(Extracted records)
-- START --

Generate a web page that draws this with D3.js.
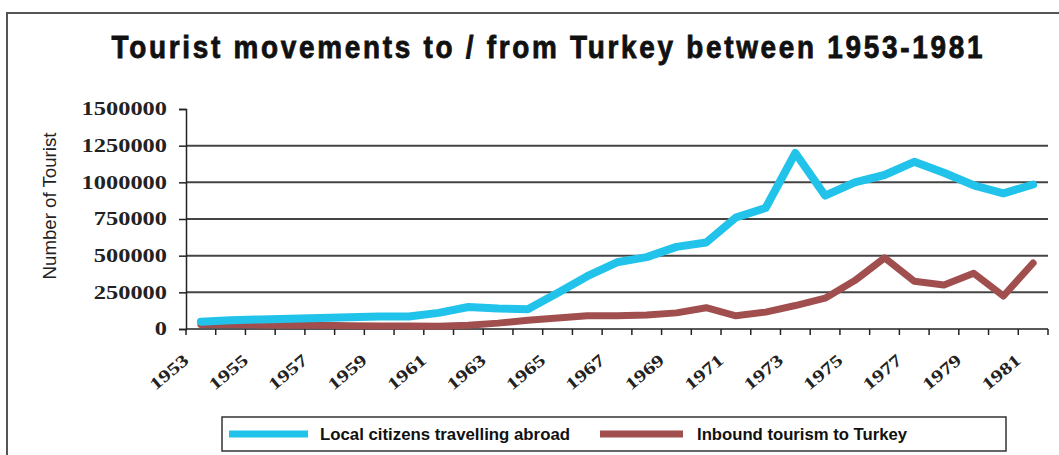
<!DOCTYPE html>
<html><head><meta charset="utf-8">
<script src="https://cdn.jsdelivr.net/npm/d3@7"></script>
<style>body{margin:0;background:#fff;} svg{display:block}</style>
</head><body>
<svg id="c" width="1059" height="455"></svg>
<script>
const years = [1953,1954,1955,1956,1957,1958,1959,1960,1961,1962,1963,1964,1965,1966,1967,1968,1969,1970,1971,1972,1973,1974,1975,1976,1977,1978,1979,1980,1981];
const localAbroad = [50000,60000,65000,70000,75000,80000,85000,85000,110000,150000,140000,135000,245000,360000,455000,490000,560000,590000,760000,825000,1200000,910000,1000000,1050000,1140000,1065000,980000,925000,985000];
const inbound = [30000,30000,28000,25000,25000,22000,20000,20000,18000,25000,40000,60000,75000,90000,90000,95000,110000,145000,90000,115000,160000,210000,330000,485000,325000,300000,380000,225000,450000];
const yTicks = [0,250000,500000,750000,1000000,1250000,1500000];
const xLabels = [1953,1955,1957,1959,1961,1963,1965,1967,1969,1971,1973,1975,1977,1979,1981];
const seriesNames = ["Local citizens travelling abroad","Inbound tourism to Turkey"];
const seriesColors = ["#22C3EA","#A04F4E"];
const titleText = "Tourist movements to / from Turkey between 1953-1981";
const yTitle = "Number of Tourist";

const sans = "'Liberation Sans Narrow','Arial Narrow','Liberation Sans',Arial,sans-serif";
const serif = "'Liberation Serif','Times New Roman',serif";

const svg = d3.select("#c");
svg.append("rect").attr("x",7).attr("y",13).attr("width",1100).attr("height",600)
  .attr("fill","#fff").attr("stroke","#555").attr("stroke-width",2);

const x = d3.scaleBand().domain(years).range([186,1048]).padding(0);
const bw = x.bandwidth();
const y = d3.scaleLinear().domain([0,1500000]).range([329,109]);

// condensed text helper: horizontally squeezed glyphs, width fitted
function narrowText(parent, tx, ty, rot, sx, size, weight, anchor, len, str, spacingOnly){
  const g = parent.append("g").attr("transform",`translate(${tx},${ty}) rotate(${rot}) scale(${sx},1)`);
  return g.append("text").attr("x",0).attr("y",0).attr("text-anchor",anchor)
    .attr("font-family",sans).attr("font-weight",weight).attr("font-size",size).attr("fill","#111")
    .attr("textLength",len/sx).attr("lengthAdjust",spacingOnly?"spacing":"spacingAndGlyphs").text(str);
}

// title
narrowText(svg, 547, 58, 0, 0.9, 31, "bold", "middle", 871, titleText, true)
  .attr("stroke","#111").attr("stroke-width",0.8);

// gridlines
svg.append("g").selectAll("line").data(yTicks.filter(d=>d>0 && d<1500000)).join("line")
  .attr("x1",186).attr("x2",1048).attr("y1",d=>y(d)).attr("y2",d=>y(d))
  .attr("stroke","#444").attr("stroke-width",2);

// y axis
const yAxis = svg.append("g").attr("transform","translate(186,0)")
  .call(d3.axisLeft(y).tickValues(yTicks).tickSize(7).tickPadding(12).tickFormat(d=>String(d)));
yAxis.select(".domain").attr("stroke","#222").attr("stroke-width",1.5);
yAxis.selectAll(".tick line").attr("stroke","#222").attr("stroke-width",1.5);
yAxis.selectAll("text").attr("font-family",serif).attr("font-weight","bold").attr("font-size",18).attr("fill","#222")
  .attr("textLength",d=>String(d).length*12.2).attr("lengthAdjust","spacingAndGlyphs");

// y title
narrowText(svg, 56, 206, -90, 0.8, 19, "normal", "middle", 147, yTitle, false).attr("fill","#222");

// x axis
const xg = svg.append("g");
xg.append("line").attr("x1",186).attr("x2",1048).attr("y1",y(0)).attr("y2",y(0)).attr("stroke","#222").attr("stroke-width",1.5);
const bounds = years.map(d=>x(d)).concat([x(years[years.length-1])+bw]);
xg.selectAll("line.t").data(bounds).join("line").attr("class","t")
  .attr("x1",d=>d).attr("x2",d=>d).attr("y1",y(0)).attr("y2",y(0)+6).attr("stroke","#222").attr("stroke-width",1.5);
xg.selectAll("text").data(xLabels).join("text")
  .attr("transform",d=>`translate(${x(d)+bw/2-11},${y(0)+33}) rotate(-40)`)
  .attr("text-anchor","end").attr("font-family",serif).attr("font-weight","bold").attr("font-size",17).attr("fill","#222")
  .attr("textLength",45).attr("lengthAdjust","spacingAndGlyphs").text(d=>d);

// lines
const line = d3.line().x((d,i)=>x(years[i])+bw/2).y(d=>y(d));
svg.append("path").datum(inbound).attr("d",line).attr("fill","none").attr("stroke",seriesColors[1])
  .attr("stroke-width",7).attr("stroke-linejoin","round").attr("stroke-linecap","round");
svg.append("path").datum(localAbroad).attr("d",line).attr("fill","none").attr("stroke",seriesColors[0])
  .attr("stroke-width",8).attr("stroke-linejoin","round").attr("stroke-linecap","round");

// legend
const lg = svg.append("g");
lg.append("rect").attr("x",222).attr("y",417).attr("width",784).attr("height",34)
  .attr("fill","#fff").attr("stroke","#333").attr("stroke-width",1.5);
const legItems = [
  {name:seriesNames[0], color:seriesColors[0], x1:229, x2:308, tx:320, tl:250},
  {name:seriesNames[1], color:seriesColors[1], x1:600, x2:683, tx:697, tl:210}
];
legItems.forEach(it=>{
  lg.append("line").attr("x1",it.x1).attr("x2",it.x2).attr("y1",434).attr("y2",434)
    .attr("stroke",it.color).attr("stroke-width",7);
  narrowText(lg, it.tx, 440, 0, 0.72, 17, "bold", "start", it.tl, it.name, false);
});
</script>
</body></html>
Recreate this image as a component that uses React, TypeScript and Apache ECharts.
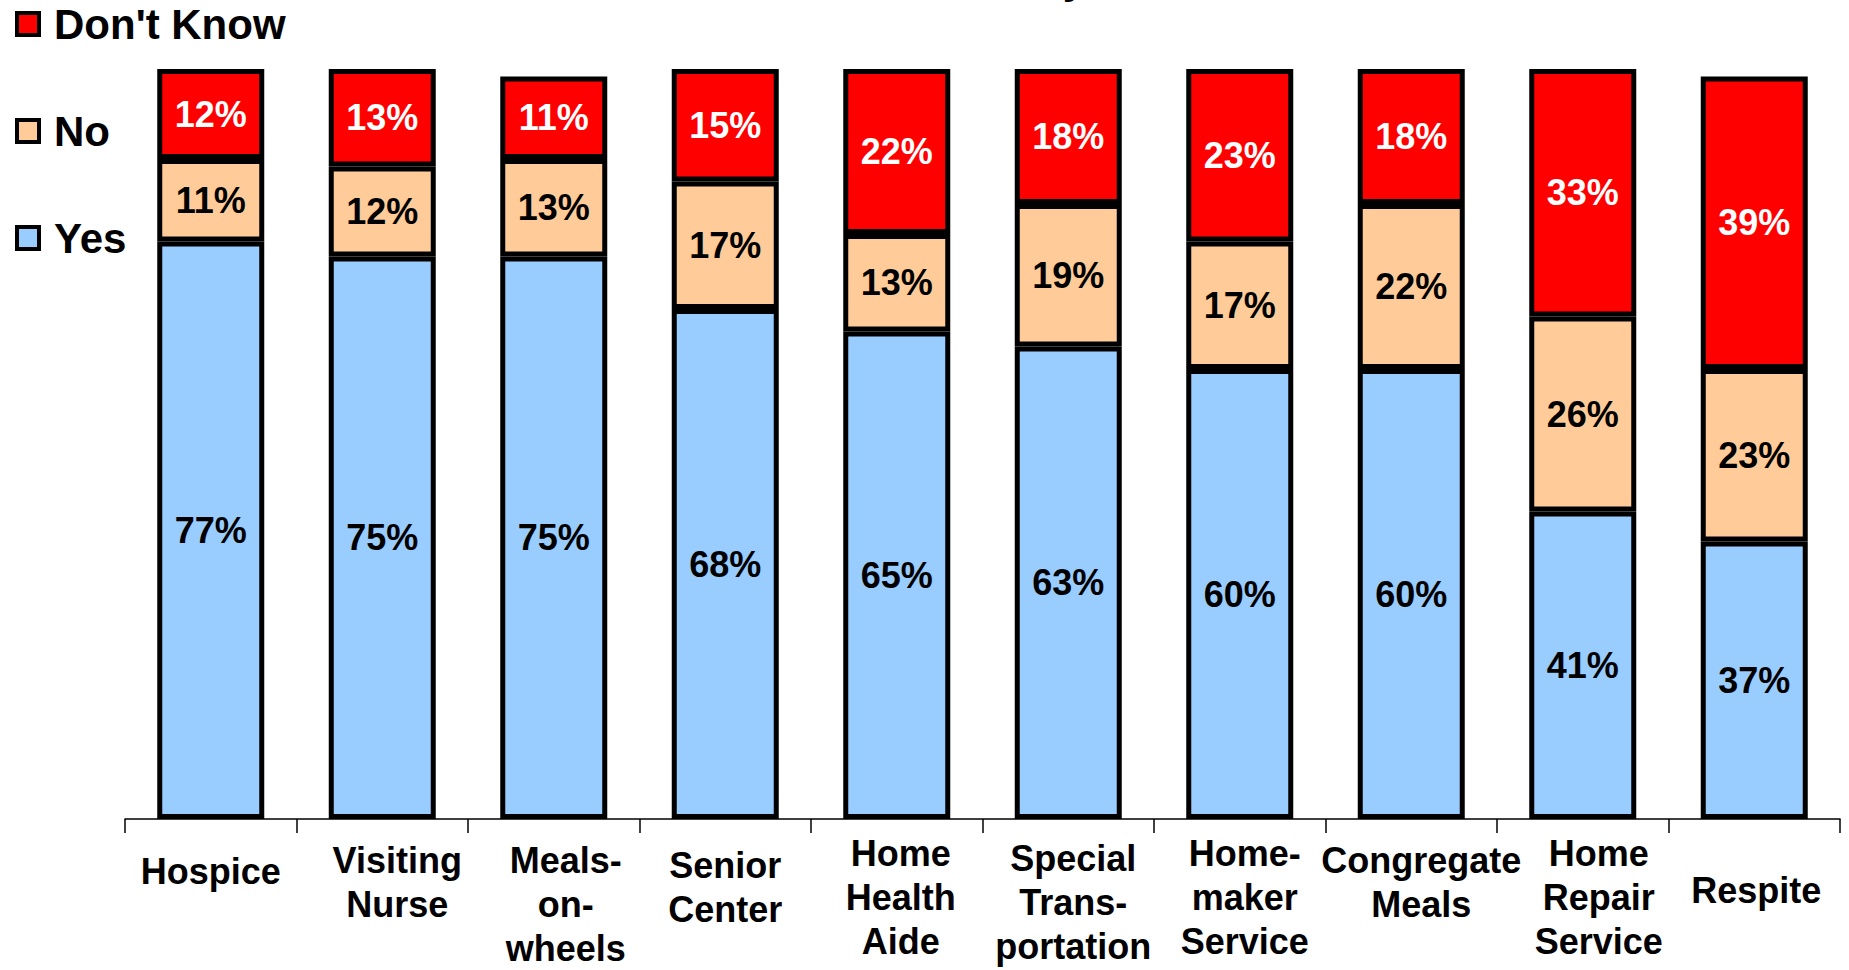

-- END --

__TASK REQUIREMENTS__. Extract all the entries word for word; omit any pictures.

__RESPONSE TO THIS EXERCISE__.
Generate a web page that draws this with D3.js.
<!DOCTYPE html>
<html><head><meta charset="utf-8">
<script src="https://cdn.jsdelivr.net/npm/d3@7"></script>
<style>body{margin:0;background:#fff;} svg{display:block}</style>
</head><body>
<svg id="c" width="1059" height="455"></svg>
<script>
const years = [1953,1954,1955,1956,1957,1958,1959,1960,1961,1962,1963,1964,1965,1966,1967,1968,1969,1970,1971,1972,1973,1974,1975,1976,1977,1978,1979,1980,1981];
const localAbroad = [50000,60000,65000,70000,75000,80000,85000,85000,110000,150000,140000,135000,245000,360000,455000,490000,560000,590000,760000,825000,1200000,910000,1000000,1050000,1140000,1065000,980000,925000,985000];
const inbound = [30000,30000,28000,25000,25000,22000,20000,20000,18000,25000,40000,60000,75000,90000,90000,95000,110000,145000,90000,115000,160000,210000,330000,485000,325000,300000,380000,225000,450000];
const yTicks = [0,250000,500000,750000,1000000,1250000,1500000];
const xLabels = [1953,1955,1957,1959,1961,1963,1965,1967,1969,1971,1973,1975,1977,1979,1981];
const seriesNames = ["Local citizens travelling abroad","Inbound tourism to Turkey"];
const seriesColors = ["#22C3EA","#A04F4E"];
const titleText = "Tourist movements to / from Turkey between 1953-1981";
const yTitle = "Number of Tourist";

const sans = "'Liberation Sans Narrow','Arial Narrow','Liberation Sans',Arial,sans-serif";
const serif = "'Liberation Serif','Times New Roman',serif";

const svg = d3.select("#c");
svg.append("rect").attr("x",7).attr("y",13).attr("width",1100).attr("height",600)
  .attr("fill","#fff").attr("stroke","#555").attr("stroke-width",2);

const x = d3.scaleBand().domain(years).range([186,1048]).padding(0);
const bw = x.bandwidth();
const y = d3.scaleLinear().domain([0,1500000]).range([329,109]);

// condensed text helper: horizontally squeezed glyphs, width fitted
function narrowText(parent, tx, ty, rot, sx, size, weight, anchor, len, str, spacingOnly){
  const g = parent.append("g").attr("transform",`translate(${tx},${ty}) rotate(${rot}) scale(${sx},1)`);
  return g.append("text").attr("x",0).attr("y",0).attr("text-anchor",anchor)
    .attr("font-family",sans).attr("font-weight",weight).attr("font-size",size).attr("fill","#111")
    .attr("textLength",len/sx).attr("lengthAdjust",spacingOnly?"spacing":"spacingAndGlyphs").text(str);
}

// title
narrowText(svg, 547, 58, 0, 0.9, 31, "bold", "middle", 871, titleText, true)
  .attr("stroke","#111").attr("stroke-width",0.8);

// gridlines
svg.append("g").selectAll("line").data(yTicks.filter(d=>d>0 && d<1500000)).join("line")
  .attr("x1",186).attr("x2",1048).attr("y1",d=>y(d)).attr("y2",d=>y(d))
  .attr("stroke","#444").attr("stroke-width",2);

// y axis
const yAxis = svg.append("g").attr("transform","translate(186,0)")
  .call(d3.axisLeft(y).tickValues(yTicks).tickSize(7).tickPadding(12).tickFormat(d=>String(d)));
yAxis.select(".domain").attr("stroke","#222").attr("stroke-width",1.5);
yAxis.selectAll(".tick line").attr("stroke","#222").attr("stroke-width",1.5);
yAxis.selectAll("text").attr("font-family",serif).attr("font-weight","bold").attr("font-size",18).attr("fill","#222")
  .attr("textLength",d=>String(d).length*12.2).attr("lengthAdjust","spacingAndGlyphs");

// y title
narrowText(svg, 56, 206, -90, 0.8, 19, "normal", "middle", 147, yTitle, false).attr("fill","#222");

// x axis
const xg = svg.append("g");
xg.append("line").attr("x1",186).attr("x2",1048).attr("y1",y(0)).attr("y2",y(0)).attr("stroke","#222").attr("stroke-width",1.5);
const bounds = years.map(d=>x(d)).concat([x(years[years.length-1])+bw]);
xg.selectAll("line.t").data(bounds).join("line").attr("class","t")
  .attr("x1",d=>d).attr("x2",d=>d).attr("y1",y(0)).attr("y2",y(0)+6).attr("stroke","#222").attr("stroke-width",1.5);
xg.selectAll("text").data(xLabels).join("text")
  .attr("transform",d=>`translate(${x(d)+bw/2-11},${y(0)+33}) rotate(-40)`)
  .attr("text-anchor","end").attr("font-family",serif).attr("font-weight","bold").attr("font-size",17).attr("fill","#222")
  .attr("textLength",45).attr("lengthAdjust","spacingAndGlyphs").text(d=>d);

// lines
const line = d3.line().x((d,i)=>x(years[i])+bw/2).y(d=>y(d));
svg.append("path").datum(inbound).attr("d",line).attr("fill","none").attr("stroke",seriesColors[1])
  .attr("stroke-width",7).attr("stroke-linejoin","round").attr("stroke-linecap","round");
svg.append("path").datum(localAbroad).attr("d",line).attr("fill","none").attr("stroke",seriesColors[0])
  .attr("stroke-width",8).attr("stroke-linejoin","round").attr("stroke-linecap","round");

// legend
const lg = svg.append("g");
lg.append("rect").attr("x",222).attr("y",417).attr("width",784).attr("height",34)
  .attr("fill","#fff").attr("stroke","#333").attr("stroke-width",1.5);
const legItems = [
  {name:seriesNames[0], color:seriesColors[0], x1:229, x2:308, tx:320, tl:250},
  {name:seriesNames[1], color:seriesColors[1], x1:600, x2:683, tx:697, tl:210}
];
legItems.forEach(it=>{
  lg.append("line").attr("x1",it.x1).attr("x2",it.x2).attr("y1",434).attr("y2",434)
    .attr("stroke",it.color).attr("stroke-width",7);
  narrowText(lg, it.tx, 440, 0, 0.72, 17, "bold", "start", it.tl, it.name, false);
});
</script>
</body></html>
Recreate this image as a component that uses React, TypeScript and Apache ECharts.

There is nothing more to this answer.